Protecting interests in a transfer or sale requires careful review of franchisor consent provisions, transfer fees, and any approval criteria. Establishing clear transfer mechanics and objective approval standards in the agreement helps reduce uncertainty and preserves market value for sellers or heirs seeking to transfer their rights. Documenting financial terms and seller liabilities, and ensuring buyer qualifications are reasonable and transparent, facilitates smoother transactions. Early communication with the franchisor and compliance with notice and payment requirements helps avoid disputes and clearance delays during transfers.
Franchisors should prepare comprehensive disclosure documents, register where required, create consistent franchise agreements, and develop training and operations manuals. Establishing governance for fees and advertising funds, and building internal compliance processes, supports uniformity across the system and reduces legal exposure as the franchise expands. Proactive assessment of intellectual property rights, supply chain arrangements, and territory allocation helps prevent later disputes. Legal counsel can advise on structuring relationships, drafting clear agreements, and implementing oversight mechanisms that align with long term growth goals and regulatory requirements.
Disputes are commonly resolved through negotiation, mediation, or arbitration as agreed in franchise contracts. Early alternative dispute resolution can preserve business relationships and reduce costs compared with litigation, especially when confidentiality and speed are important to both parties. When litigation cannot be avoided, careful preparation, documentation, and adherence to contractual dispute provisions are essential. A clear contractual framework for dispute handling, including specified forums and procedures, helps manage expectations and can streamline resolution efforts.
Contract clauses often require franchisees to use approved suppliers or follow certain operational procedures to protect brand standards and consistency. If you seek flexibility to change suppliers or methods, negotiate carve outs, approval processes, or objective criteria that allow operational adjustments without undermining brand integrity. Document any approved deviations and ensure the agreement includes mechanisms for reasonable requests and timely responses. Clear standards for supplier approval reduce disputes and help franchisees manage costs while maintaining required product and service quality for customers.
Franchise agreement terms vary widely, but typical durations range from five to twenty years with specific renewal provisions.
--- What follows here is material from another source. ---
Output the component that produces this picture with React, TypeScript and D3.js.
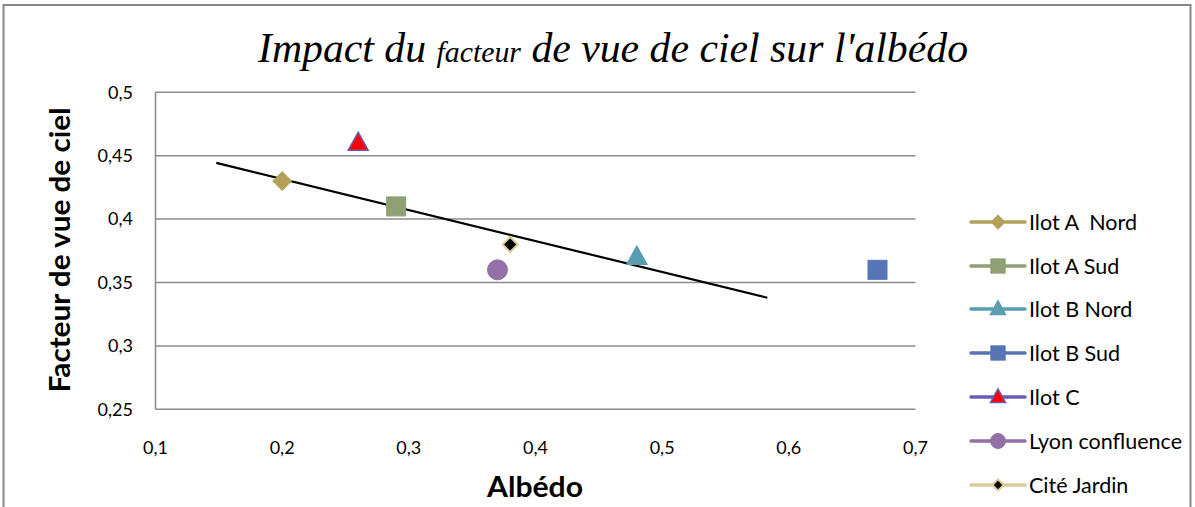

Renewal terms should define conditions for extension, any fees, and performance requirements. Understanding renewal mechanics helps plan long term business strategy and investment recovery timelines. Negotiate renewal protections, notice periods, and objective renewal criteria to avoid abrupt non renewal and loss of business value. Clarifying post renewal financial adjustments and updated obligations ensures predictable continuation or orderly exit from the system when the contract term concludes.